Throughout the day, thousands of heavily armed officers patrolled highways in the state. Some stood guard outside the homes of people police say Dorner vowed to attack in an angry rant posted online. Electronic billboards that usually alert motorists to commute times urged them to call 911 if they saw him or his truck.
"I will bring unconventional and asymmetrical warfare" to Los Angeles Police Department officers, on or off duty, said the manifesto. It also asserted: "Unfortunately, I will not be alive to see my name cleared. That's what this is about, my name. A man is nothing without his name."
Dorner, 33, had multiple weapons including an assault rifle, said Los Angeles police Chief Charlie Beck. At an unusual press conference in an underground room at police headquarters where there was more security than normal, Beck urged Dorner to surrender.

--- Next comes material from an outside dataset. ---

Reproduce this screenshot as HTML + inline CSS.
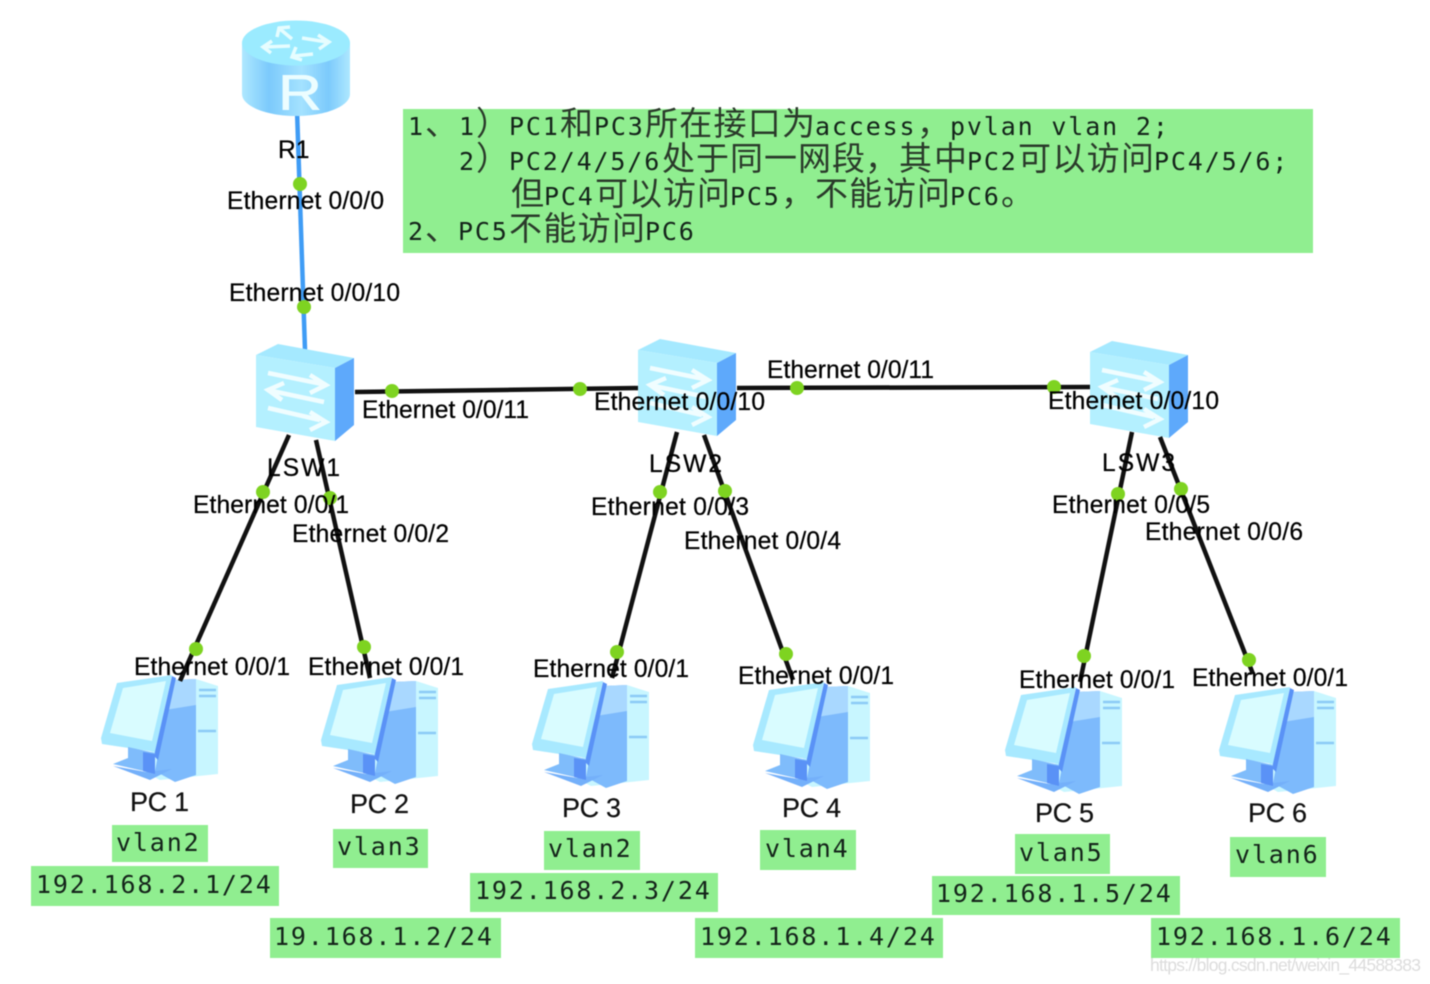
<!DOCTYPE html>
<html lang="zh"><head><meta charset="utf-8"><title>Network diagram</title>
<style>
html,body{margin:0;padding:0;background:#fff;width:1430px;height:984px;overflow:hidden}
svg{display:block;filter:blur(.5px)}
.e{font:24.6px "Liberation Sans",sans-serif;fill:#000;stroke:#000;stroke-width:.25}
.n{font:27px "Liberation Sans",sans-serif;fill:#111;stroke:#111;stroke-width:.2}
.m{font:25px "DejaVu Sans Mono","Liberation Mono",monospace;letter-spacing:1.85px;fill:#14241a}
.c{font:33px "WenQuanYi Zen Hei","Noto Sans CJK SC",sans-serif;fill:#2a3a2a}
.l{stroke:#111;stroke-width:4.5;fill:none}
</style></head><body>
<svg width="1430" height="984" viewBox="0 0 1430 984" xmlns="http://www.w3.org/2000/svg">
<defs>
<linearGradient id="rb" x1="0" x2="1" y1="0" y2="0"><stop offset="0" stop-color="#aee8ff"/><stop offset=".25" stop-color="#7ccafc"/><stop offset=".55" stop-color="#a4e2ff"/><stop offset=".8" stop-color="#7ccafc"/><stop offset="1" stop-color="#aee8ff"/></linearGradient>
<g id="sw">
<polygon points="256,355 278,344 354,358 335,368" fill="#a5e9ff"/>
<polygon points="256,355 335,368 335,441 256,427" fill="#b4f0ff"/>
<polygon points="335,368 354,358 354,425 335,441" fill="#5ea9fb"/>
<g fill="none" stroke="#f0fdff" stroke-width="4.5">
<path d="M268,373 L322,384 M310,375 L326,385 L310,393"/>
<path d="M324,402 L272,391 M284,383 L268,390 L282,400"/>
<path d="M268,408 L320,420 M310,412 L326,422 L310,430"/>
</g>
</g>
<g id="pc">
<polygon points="173,683 196,679 218,686 218,774 160,780 145,772" fill="#c8f6ff"/>
<polygon points="173,683 198,682 218,692 218,712 166,708" fill="#c8f6ff"/>
<polygon points="172,680 196,679 196,775 175,782 155,771" fill="#7dbafc"/>
<polygon points="172,680 196,679 196,705 165,710" fill="#a9d8ff"/>
<polygon points="117,683 172,675 155,752 102,744 101,738" fill="#a8e9ff"/>
<polygon points="123,688 166,681 152,741 110,733" fill="#d9fcff"/>
<polygon points="172,676 176,678 158,760 154,756" fill="#5a92f6"/>
<polygon points="128,747 155,753 155,762 148,772 113,764 128,758" fill="#7fbcfb"/>
<polygon points="113,766 146,772 172,769 150,780" fill="#74b0fa"/>
<polygon points="143,752 155,754 155,774 143,771" fill="#5a92f6"/>
<path d="M199,690 H216 M199,696 H216 M198,731 H216" stroke="#8ccaf6" stroke-width="2.5"/>
</g>
</defs>

<!-- description -->
<rect x="403" y="109" width="910" height="144" fill="#90ee90"/>
<g class="txt">
<text class="m" x="408" y="135">1</text><text class="c" x="425" y="135">、</text><text class="m" x="459" y="135">1</text><text class="c" x="476" y="135">）</text>
<text class="m" x="509" y="135">PC1</text><text class="c" x="560" y="135">和</text><text class="m" x="594" y="135">PC3</text><text class="c" x="645" y="135" textLength="170">所在接口为</text>
<text class="m" x="815" y="135">access</text><text class="c" x="917" y="135">，</text><text class="m" x="950" y="135">pvlan vlan 2;</text>
<text class="m" x="459" y="170">2</text><text class="c" x="476" y="170">）</text><text class="m" x="509" y="170">PC2/4/5/6</text><text class="c" x="662" y="170" textLength="203">处于同一网段</text><text class="c" x="865" y="170">，</text><text class="c" x="899" y="170" textLength="68">其中</text><text class="m" x="967" y="170">PC2</text><text class="c" x="1018" y="170" textLength="136">可以访问</text><text class="m" x="1154" y="170">PC4/5/6;</text>
<text class="c" x="511" y="205">但</text><text class="m" x="544" y="205">PC4</text><text class="c" x="595" y="205" textLength="135">可以访问</text><text class="m" x="730" y="205">PC5</text><text class="c" x="781" y="205">，</text><text class="c" x="815" y="205" textLength="135">不能访问</text><text class="m" x="950" y="205">PC6</text><text class="c" x="1001" y="205">。</text>
<text class="m" x="408" y="240">2</text><text class="c" x="425" y="240">、</text><text class="m" x="458" y="240">PC5</text><text class="c" x="509" y="240" textLength="136">不能访问</text><text class="m" x="645" y="240">PC6</text>
</g>

<!-- R1 link and backbone -->
<line x1="297" y1="110" x2="305" y2="350" stroke="#3f9cf5" stroke-width="4.5"/>
<path class="l" d="M355,392 L640,388"/>
<path class="l" d="M737,388 L1090,387"/>

<!-- router -->
<path d="M242,42 V94 C242,106 266,116 296,116 C326,116 350,106 350,94 V42 Z" fill="url(#rb)"/>
<ellipse cx="296" cy="43" rx="54" ry="22.5" fill="#9bebff"/>
<g fill="none" stroke="#e6fdff" stroke-width="3.5">
<path d="M280,29 L292,39 M277,37 L279,28 L290,27"/>
<path d="M302,38 L327,42 M318,35 L329,42 L319,49"/>
<path d="M290,46 L264,47 M272,41 L263,47 L271,53"/>
<path d="M294,56 L313,54 M296,47 L292,57 L302,60"/>
</g>
<text x="278" y="110" font-family="Liberation Sans,sans-serif" font-size="50" fill="#ecfdff" stroke="#ecfdff" stroke-width=".6" textLength="44" lengthAdjust="spacingAndGlyphs">R</text>

<!-- switches -->
<use href="#sw"/>
<use href="#sw" x="382" y="-5"/>
<use href="#sw" x="834" y="-3"/>

<!-- PCs -->
<use href="#pc"/>
<use href="#pc" x="220" y="2"/>
<use href="#pc" x="431" y="6"/>
<use href="#pc" x="652" y="7"/>
<use href="#pc" x="904" y="12"/>
<use href="#pc" x="1118" y="12"/>

<!-- links to PCs -->
<path class="l" d="M289,435 L180,681"/>
<path class="l" d="M316,440 L370,678"/>
<path class="l" d="M677,432 L612,678"/>
<path class="l" d="M704,435 L793,680"/>
<path class="l" d="M1132,432 L1080,682"/>
<path class="l" d="M1160,437 L1253,674"/>

<!-- port dots -->
<g fill="#7ed321">
<circle cx="300" cy="184" r="7"/><circle cx="304" cy="307" r="7"/>
<circle cx="392" cy="391" r="7"/><circle cx="580" cy="389" r="7"/>
<circle cx="797" cy="388" r="7"/><circle cx="1054" cy="387" r="7"/>
<circle cx="263" cy="492" r="7"/><circle cx="196" cy="649" r="7"/>
<circle cx="330" cy="498" r="7"/><circle cx="364" cy="647" r="7"/>
<circle cx="660" cy="492" r="7"/><circle cx="617" cy="652" r="7"/>
<circle cx="725" cy="491" r="7"/><circle cx="786" cy="654" r="7"/>
<circle cx="1118" cy="494" r="7"/><circle cx="1084" cy="656" r="7"/>
<circle cx="1181" cy="489" r="7"/><circle cx="1249" cy="660" r="7"/>
</g>

<!-- labels -->
<g class="e-group">
<text class="e" x="278" y="158">R1</text>
<text class="e" x="227" y="209" textLength="157">Ethernet 0/0/0</text>
<text class="e" x="229" y="301" textLength="171">Ethernet 0/0/10</text>
<text class="e" x="362" y="418" textLength="167">Ethernet 0/0/11</text>
<text class="e" x="594" y="410" textLength="171">Ethernet 0/0/10</text>
<text class="e" x="767" y="378" textLength="167">Ethernet 0/0/11</text>
<text class="e" x="1048" y="409" textLength="171">Ethernet 0/0/10</text>
<text class="e" x="267" y="476" textLength="73">LSW1</text>
<text class="e" x="649" y="472" textLength="73">LSW2</text>
<text class="e" x="1102" y="471" textLength="73">LSW3</text>
<text class="e" x="193" y="513" textLength="156">Ethernet 0/0/1</text>
<text class="e" x="292" y="542" textLength="157">Ethernet 0/0/2</text>
<text class="e" x="591" y="515" textLength="158">Ethernet 0/0/3</text>
<text class="e" x="684" y="549" textLength="157">Ethernet 0/0/4</text>
<text class="e" x="1052" y="513" textLength="158">Ethernet 0/0/5</text>
<text class="e" x="1145" y="540" textLength="158">Ethernet 0/0/6</text>
<text class="e" x="134" y="675" textLength="156">Ethernet 0/0/1</text>
<text class="e" x="308" y="675" textLength="156">Ethernet 0/0/1</text>
<text class="e" x="533" y="677" textLength="156">Ethernet 0/0/1</text>
<text class="e" x="738" y="684" textLength="156">Ethernet 0/0/1</text>
<text class="e" x="1019" y="688" textLength="156">Ethernet 0/0/1</text>
<text class="e" x="1192" y="686" textLength="156">Ethernet 0/0/1</text>
<text class="n" x="130" y="811" textLength="59">PC 1</text>
<text class="n" x="350" y="813" textLength="59">PC 2</text>
<text class="n" x="562" y="817" textLength="59">PC 3</text>
<text class="n" x="782" y="817" textLength="59">PC 4</text>
<text class="n" x="1035" y="822" textLength="59">PC 5</text>
<text class="n" x="1248" y="822" textLength="59">PC 6</text>
</g>

<!-- vlan and IP tags -->
<g fill="#90ee90">
<rect x="112" y="825" width="96" height="37"/><rect x="31" y="866" width="248" height="40"/>
<rect x="333" y="829" width="95" height="39"/><rect x="270" y="918" width="231" height="40"/>
<rect x="544" y="831" width="96" height="39"/><rect x="470" y="873" width="248" height="39"/>
<rect x="760" y="830" width="96" height="40"/><rect x="695" y="918" width="248" height="40"/>
<rect x="1015" y="834" width="95" height="40"/><rect x="932" y="876" width="248" height="39"/>
<rect x="1230" y="837" width="96" height="40"/><rect x="1151" y="918" width="249" height="40"/>
</g>
<text class="m" x="116" y="851">vlan2</text>
<text class="m" x="36" y="893">192.168.2.1/24</text>
<text class="m" x="337" y="855">vlan3</text>
<text class="m" x="274" y="945">19.168.1.2/24</text>
<text class="m" x="548" y="857">vlan2</text>
<text class="m" x="475" y="899">192.168.2.3/24</text>
<text class="m" x="765" y="857">vlan4</text>
<text class="m" x="700" y="945">192.168.1.4/24</text>
<text class="m" x="1019" y="861">vlan5</text>
<text class="m" x="936" y="902">192.168.1.5/24</text>
<text class="m" x="1235" y="863">vlan6</text>
<text class="m" x="1156" y="945">192.168.1.6/24</text>

<text x="1150" y="971" font-family="Liberation Sans,sans-serif" font-size="17.5" fill="#dcdcdc" textLength="271">https://blog.csdn.net/weixin_44588383</text>
</svg>
</body></html>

"Of course he knows what he's doing, we trained him. He was also a member of the Armed Forces," he said. "It is extremely worrisome and scary."
The nearly 10,000-member LAPD dispatched some of its officers to protect more than 40 potential targets across the region on Thursday. The department also pulled officers from motorcycle duty, fearing they would make for easy targets.
"I never had the opportunity to have a family of my own, I'm terminating yours," the manifesto said.
At one point, officers guarding one location mistakenly opened fire on a pickup truck believing it matched the description of Dorner's dark-colored 2005 Nissan Titan, injuring two innocent occupants.
The chief said there had been a "night of extreme tragedy in the Los Angeles area" and that the department was taking measures to ensure the safety of officers and their families.